Historical analysis of Fed prediction markets reveals a persistent pattern: consensus prices tend to lag the ultimate outcome during periods of major monetary policy regime change. During the 2022 tightening cycle, markets systematically underpriced the pace of rate hikes throughout the year, maintaining low probabilities on 75 bps hike scenarios even as inflation data made aggressive tightening increasingly likely. Participants who recognized the asymmetry early found consistently mispriced YES tokens on large-hike markets, particularly in the months before the Fed explicitly endorsed larger increments as a policy tool. Conversely, across much of 2024, prediction market prices repeatedly assigned elevated probabilities to near-term rate cuts that the Fed declined to deliver, generating recurring opportunities on the NO side of cut markets for participants who read Fed communications as more hawkish than the prevailing consensus. The cognitive mechanism behind both patterns is anchoring — the tendency to weight the current policy stance too heavily when forming probability estimates about future moves. When rates are held steady, participants persistently underestimate the probability of large moves in either direction, which manifests as chronic underpricing in tail-scenario markets covering 50-bps-or-greater moves. A second historical pitfall is overtrading around volatility. The period between a major data release and the subsequent FOMC meeting often produces sharp price swings that do not persist to resolution. Participants who react to every new data point by rebalancing positions accumulate transaction costs that compound over many trades. Systematic participants who form a view based on the full data set available before the meeting and hold it through resolution have historically outperformed reactive strategies — a finding consistent with academic research on prediction market efficiency.
Reading the order book in a binary prediction market differs in format from equity or futures markets, but foundational concepts translate directly. The best bid on a YES token represents the highest price a buyer is currently willing to pay; the best ask represents the lowest price at which an existing holder will sell. The spread between these two figures — measured in cents on a zero-to-one scale — is the primary real-time indicator of liquidity depth. In the most active Fed markets, which cluster around the next scheduled FOMC meeting, spreads of one to three cents are common during peak trading hours. Spreads of five cents or wider indicate lower absolute liquidity, elevated uncertainty, or reduced market-maker participation — conditions that typically appear in the days before a high-impact data release when hedging costs rise sharply. The $30.9 million total liquidity figure for the Fed category reflects aggregate capital committed across all 81 active markets, not the capital immediately available at current prices. When assessing whether a specific market can absorb a meaningful position without significant price movement, the relevant figure is the visible order depth within two to three cents of the current mid-market price. Markets with $500,000 or more in order-book depth at the top can typically absorb five-figure trades with minimal slippage; thinner markets may move three to five cents on a $5,000 order, a meaningful cost that should be factored into expected return calculations. A useful secondary signal is the ratio of 24-hour volume to total liquidity. The Fed category's approximately 35 percent turnover ratio indicates an actively repriced market where new information is continuously absorbed. A lower ratio suggests prices have stabilized and the market is in a wait-for-the-catalyst mode; a higher ratio signals rapid repricing. Understanding which condition a given market is in helps calibrate optimal entry timing.

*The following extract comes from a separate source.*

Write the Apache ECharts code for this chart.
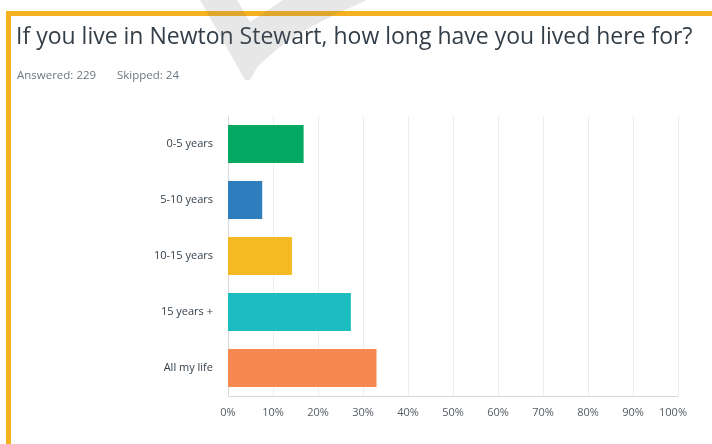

Several systematic errors appear repeatedly among participants new to Federal Reserve prediction markets, and recognizing them in advance substantially improves expected outcomes. The most common is treating the CME FedWatch Tool's implied probabilities as a direct price anchor for prediction market YES tokens without accounting for structural differences between the two instruments. CME Fed Funds futures price continuous forward-rate distributions across the full term structure; prediction market contracts are meeting-specific and binary. A CME-implied 65 percent probability of at least one cut before September does not translate to a 65¢ YES price on any individual meeting contract — the prediction market price reflects only the probability of a specific outcome at a specific meeting, not a cumulative path probability. Conflating the two leads to systematic mispricing of individual contracts in both directions. The second common error involves ignoring the time-value dynamics of binary contracts as the resolution date approaches. A YES token at 30¢ three months before an FOMC meeting and a YES token at 30¢ five days before the same meeting carry fundamentally different risk profiles. As the meeting nears and remaining uncertainty concentrates into a shorter window, the expected intraday price volatility increases sharply. Participants who hold fixed position sizes throughout the full pre-meeting period often find themselves either over-exposed to binary outcome risk near the event or, if they exit early to manage that risk, leaving unrealized returns on the table. Position sizing should be dynamic and calibrated to the changing distribution of remaining uncertainty. The third widespread mistake is underestimating how long Fed Chair nomination markets can remain unresolved. Senate confirmation timelines are fluid; a nomination that appears close to a floor vote based on public statements can stall for weeks or months due to procedural delays, competing legislative priorities, or shifts in White House support. Capital committed to leadership markets should be sized with an explicit time-horizon assumption, and the scenario of extended delay should be stress-tested against the opportunity cost of holding that capital elsewhere.